— Start Data shown —

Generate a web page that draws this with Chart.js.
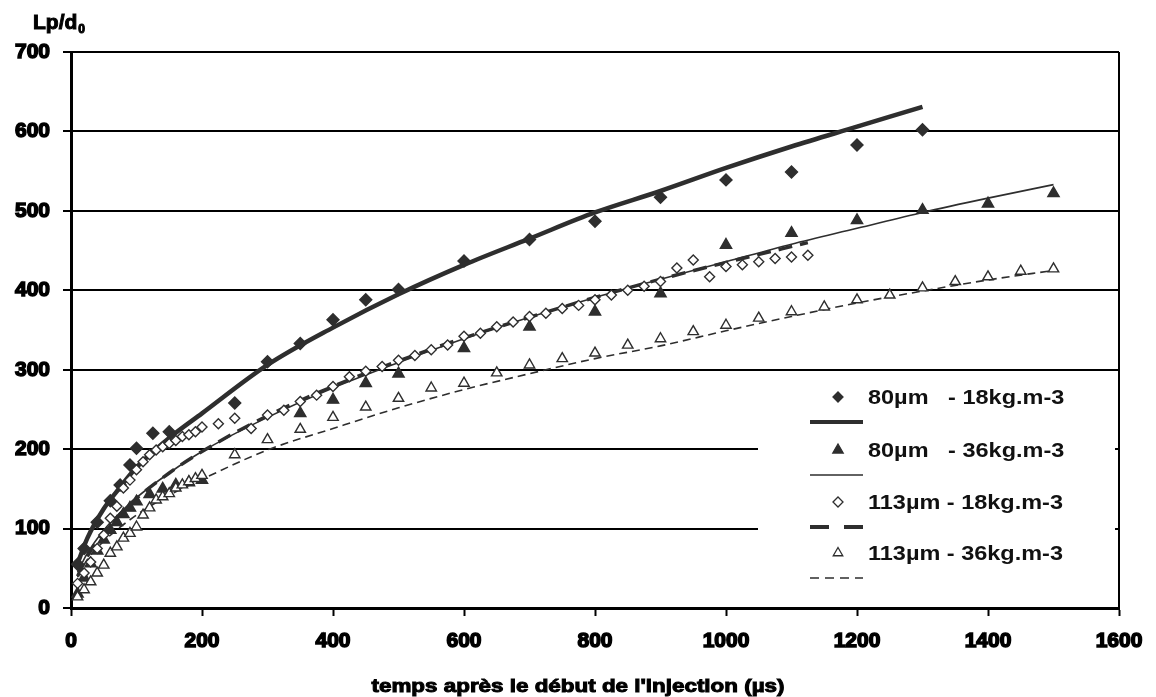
<!DOCTYPE html>
<html>
<head>
<meta charset="utf-8">
<script src="https://cdn.jsdelivr.net/npm/chart.js@4.4.1/dist/chart.umd.min.js"></script>
<style>
  html, body { margin: 0; padding: 0; background: #fff; }
  #wrap { width: 1156px; height: 697px; position: relative; }
</style>
</head>
<body>
<div id="wrap"><canvas id="c" width="1156" height="697"></canvas></div>
<script>
// ---------- DATA ----------
const xTicks = [0, 200, 400, 600, 800, 1000, 1200, 1400, 1600];
const yTicks = [0, 100, 200, 300, 400, 500, 600, 700];

const seriesLabels = ['80\u00b5m   - 18kg.m-3', '80\u00b5m   - 36kg.m-3', '113\u00b5m - 18kg.m-3', '113\u00b5m - 36kg.m-3'];

// 80µm - 18kg.m-3 (filled diamonds)
const s1x = [10, 20, 40, 60, 75, 90, 100, 125, 150, 250, 300, 350, 400, 450, 500, 600, 700, 800, 900, 1000, 1100, 1200, 1300];
const s1y = [55, 75, 108, 135, 155, 180, 201, 220, 222, 258, 310, 333, 363, 388, 401, 437, 464, 487, 517, 539, 549, 583, 602];
// fit line 80µm - 18kg.m-3 (thick solid)
const f1x = [10, 25, 50, 75, 100, 150, 200, 300, 400, 500, 600, 700, 800, 900, 1000, 1100, 1200, 1300];
const f1y = [56, 88, 125, 152, 177, 214, 245, 306, 353, 395, 432, 465, 498, 525, 554, 581, 606, 631];

// 80µm - 36kg.m-3 (filled triangles)
const s2x = [10, 20, 30, 40, 50, 60, 70, 80, 90, 100, 120, 140, 160, 180, 200, 350, 400, 450, 500, 600, 700, 800, 900, 1000, 1100, 1200, 1300, 1400, 1500];
const s2y = [18, 38, 56, 72, 86, 98, 108, 118, 126, 134, 143, 150, 155, 158, 161, 245, 262, 283, 295, 327, 354, 373, 396, 457, 472, 488, 501, 509, 522];
// fit line 80µm - 36kg.m-3 (thin solid)
const f2x = [10, 25, 50, 75, 100, 150, 200, 300, 400, 500, 600, 700, 800, 900, 1000, 1100, 1200, 1300, 1400, 1500];
const f2y = [45, 69, 98, 120, 139, 170, 197, 240, 277, 309, 339, 366, 391, 414, 436, 458, 478, 498, 516, 533];

// 113µm - 18kg.m-3 (open diamonds)
const s3x = [10, 20, 30, 40, 50, 60, 70, 80, 90, 100, 110, 120, 130, 140, 150, 160, 170, 180, 190, 200,
             225, 250, 275, 300, 325, 350, 375, 400, 425, 450, 475, 500, 525, 550, 575, 600, 625, 650, 675, 700,
             725, 750, 775, 800, 825, 850, 875, 900, 925, 950, 975, 1000, 1025, 1050, 1075, 1100, 1125];
const s3y = [31, 44, 58, 75, 92, 113, 128, 151, 161, 174, 184, 193, 199, 203, 207, 211, 216, 218, 222, 228,
             232, 239, 226, 243, 249, 260, 268, 279, 291, 298, 304, 312, 318, 325, 331, 342, 346, 354, 360, 367,
             371, 377, 381, 388, 394, 400, 405, 411, 428, 438, 417, 430, 432, 436, 440, 442, 444];
// fit line 113µm - 18kg.m-3 (thick dashed)
const f3x = [10, 25, 50, 75, 100, 150, 200, 300, 400, 500, 600, 700, 800, 900, 1000, 1125];
const f3y = [40, 65, 95, 118, 138, 170, 197, 242, 279, 311, 340, 366, 391, 414, 435, 460];

// 113µm - 36kg.m-3 (open triangles)
const s4x = [10, 20, 30, 40, 50, 60, 70, 80, 90, 100, 110, 120, 130, 140, 150, 160, 170, 180, 190, 200,
             250, 300, 350, 400, 450, 500, 550, 600, 650, 700, 750, 800, 850, 900, 950, 1000, 1050, 1100,
             1150, 1200, 1250, 1300, 1350, 1400, 1450, 1500];
const s4y = [14, 23, 33, 44, 54, 69, 77, 88, 94, 102, 117, 126, 136, 140, 144, 151, 155, 159, 163, 167,
             193, 212, 225, 240, 253, 264, 277, 283, 296, 306, 314, 321, 331, 339, 348, 356, 365, 373,
             379, 388, 394, 403, 411, 417, 424, 427];
// fit line 113µm - 36kg.m-3 (thin dashed)
const f4x = [10, 25, 50, 100, 150, 200, 300, 400, 500, 600, 700, 800, 900, 1000, 1100, 1200, 1300, 1400, 1500];
const f4y = [39, 61, 84, 117, 142, 162, 199, 226, 252, 275, 295, 314, 330, 349, 367, 384, 399, 413, 425];

// ---------- CHART ----------
const pts = (xs, ys) => xs.map((x, i) => ({ x: x, y: ys[i] }));
const DARK = '#2e2e2e';
const FONT = '"Liberation Sans", Arial, sans-serif';

const lineDs = (data, width, dash, order) => ({
  data: data, showLine: true, pointRadius: 0, pointHoverRadius: 0,
  borderColor: DARK, borderWidth: width, borderDash: dash, fill: false,
  cubicInterpolationMode: 'monotone', order: order, borderCapStyle: 'butt'
});
const markDs = (data, style, radius, fill, order) => ({
  data: data, showLine: false, pointStyle: style, pointRadius: radius, pointHoverRadius: radius,
  backgroundColor: fill, borderColor: DARK, borderWidth: 1.4, order: order
});

const legendPlugin = {
  id: 'customDecor',
  afterDatasetsDraw(chart) {
    const ctx = chart.ctx;
    const ca = chart.chartArea;
    ctx.save();
    // right border of plot area
    ctx.strokeStyle = '#000';
    ctx.lineWidth = 2;
    ctx.beginPath();
    ctx.moveTo(ca.right, ca.top);
    ctx.lineTo(ca.right, ca.bottom);
    ctx.stroke();

    // legend box
    ctx.fillStyle = '#fff';
    ctx.fillRect(758, 371, 357, 235);

    const mx = 838, lx0 = 810, lx1 = 863, tx = 868;
    const rows = [
      { y: 397, style: 'rectRot', r: 5, fill: DARK, lw: 4, dash: [] },
      { y: 450, style: 'triangle', r: 6, fill: DARK, lw: 1.4, dash: [] },
      { y: 502, style: 'rectRot', r: 5, fill: '#fff', lw: 4, dash: [19, 15] },
      { y: 553, style: 'triangle', r: 5.5, fill: '#fff', lw: 1.4, dash: [9, 6] }
    ];
    ctx.font = 'bold 20px ' + FONT;
    const wRef = ctx.measureText(seriesLabels[2]).width;
    const sx = 195 / wRef;
    rows.forEach((r, i) => {
      ctx.fillStyle = r.fill;
      ctx.strokeStyle = DARK;
      ctx.lineWidth = 1.3;
      ctx.setLineDash([]);
      Chart.helpers.drawPoint(ctx, { pointStyle: r.style, radius: r.r, rotation: 0, borderWidth: 1.3 }, mx, r.y);
      ctx.beginPath();
      ctx.lineWidth = r.lw;
      ctx.setLineDash(r.dash);
      ctx.moveTo(lx0, r.y + 25);
      ctx.lineTo(lx1, r.y + 25);
      ctx.stroke();
      ctx.setLineDash([]);
      ctx.save();
      ctx.translate(tx, r.y + 7);
      ctx.scale(sx, 1);
      ctx.fillStyle = '#111';
      ctx.textBaseline = 'alphabetic';
      ctx.textAlign = 'left';
      ctx.fillText(seriesLabels[i], 0, 0);
      ctx.restore();
    });

    // axis titles
    ctx.fillStyle = '#000';
    ctx.strokeStyle = '#000';
    ctx.lineWidth = 1;
    ctx.font = 'bold 19px ' + FONT;
    const title = "temps apr\u00e8s le d\u00e9but de l'injection (\u00b5s)";
    const tw = ctx.measureText(title).width;
    ctx.save();
    ctx.translate(578, 692);
    ctx.scale(413 / tw, 1);
    ctx.textAlign = 'center';
    ctx.fillText(title, 0, 0);
    ctx.strokeText(title, 0, 0);
    ctx.restore();

    ctx.font = 'bold 21px ' + FONT;
    ctx.textAlign = 'left';
    ctx.fillText('Lp/d', 33, 29);
    ctx.strokeText('Lp/d', 33, 29);
    const w = ctx.measureText('Lp/d').width;
    ctx.font = 'bold 12px ' + FONT;
    ctx.fillText('0', 33 + w + 1, 33);
    ctx.strokeText('0', 33 + w + 1, 33);
    ctx.restore();
  }
};

new Chart(document.getElementById('c'), {
  type: 'scatter',
  data: {
    datasets: [
      markDs(pts(s3x, s3y), 'rectRot', 5, '#fff', 1),
      markDs(pts(s4x, s4y), 'triangle', 6, '#fff', 2),
      lineDs(pts(f3x, f3y), 3.5, [14, 8], 3),
      lineDs(pts(f4x, f4y), 1.6, [8, 5], 4),
      markDs(pts(s2x, s2y), 'triangle', 6.5, DARK, 5),
      lineDs(pts(f2x, f2y), 1.6, [], 6),
      lineDs(pts(f1x, f1y), 4.5, [], 7),
      markDs(pts(s1x, s1y), 'rectRot', 6, DARK, 8)
    ]
  },
  options: {
    responsive: false,
    animation: false,
    events: [],
    layout: { padding: { top: 52, right: 37, left: 0, bottom: 0 } },
    plugins: { legend: { display: false }, tooltip: { enabled: false }, title: { display: false } },
    scales: {
      x: {
        type: 'linear', min: 0, max: 1600,
        afterBuildTicks: (s) => { s.ticks = xTicks.map(v => ({ value: v })); },
        afterFit: (s) => { s.height = 89; },
        ticks: { font: { family: FONT, size: 21, weight: 'bold' }, color: '#000', padding: 13,
                 textStrokeColor: '#000', textStrokeWidth: 1.5, maxRotation: 0, autoSkip: false,
                 callback: (v) => String(v) },
        grid: { drawOnChartArea: false, drawTicks: true, tickLength: 8, tickWidth: 2, tickColor: '#000' },
        border: { display: true, color: '#000', width: 3 }
      },
      y: {
        type: 'linear', min: 0, max: 700,
        afterBuildTicks: (s) => { s.ticks = yTicks.map(v => ({ value: v })); },
        afterFit: (s) => { s.width = 71; },
        ticks: { font: { family: FONT, size: 21, weight: 'bold' }, color: '#000', padding: 13,
                 textStrokeColor: '#000', textStrokeWidth: 1.5, autoSkip: false,
                 callback: (v) => String(v) },
        grid: { color: '#000', lineWidth: 2, drawTicks: true, tickLength: 8, tickWidth: 2, tickColor: '#000' },
        border: { display: true, color: '#000', width: 3 }
      }
    }
  },
  plugins: [legendPlugin]
});
</script>
</body>
</html>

— End Data shown —

_Given task_. Leave out any pictures and return exactly the lines from the beginning of the data through the line with "const seriesLabels = ['80\u00b5m", inclusive.

_Response to the task_.
Generate a web page that draws this with Chart.js.
<!DOCTYPE html>
<html>
<head>
<meta charset="utf-8">
<script src="https://cdn.jsdelivr.net/npm/chart.js@4.4.1/dist/chart.umd.min.js"></script>
<style>
  html, body { margin: 0; padding: 0; background: #fff; }
  #wrap { width: 1156px; height: 697px; position: relative; }
</style>
</head>
<body>
<div id="wrap"><canvas id="c" width="1156" height="697"></canvas></div>
<script>
// ---------- DATA ----------
const xTicks = [0, 200, 400, 600, 800, 1000, 1200, 1400, 1600];
const yTicks = [0, 100, 200, 300, 400, 500, 600, 700];

const seriesLabels = ['80\u00b5m   - 18kg.m-3', '80\u00b5m   - 36kg.m-3', '113\u00b5m - 18kg.m-3', '113\u00b5m - 36kg.m-3'];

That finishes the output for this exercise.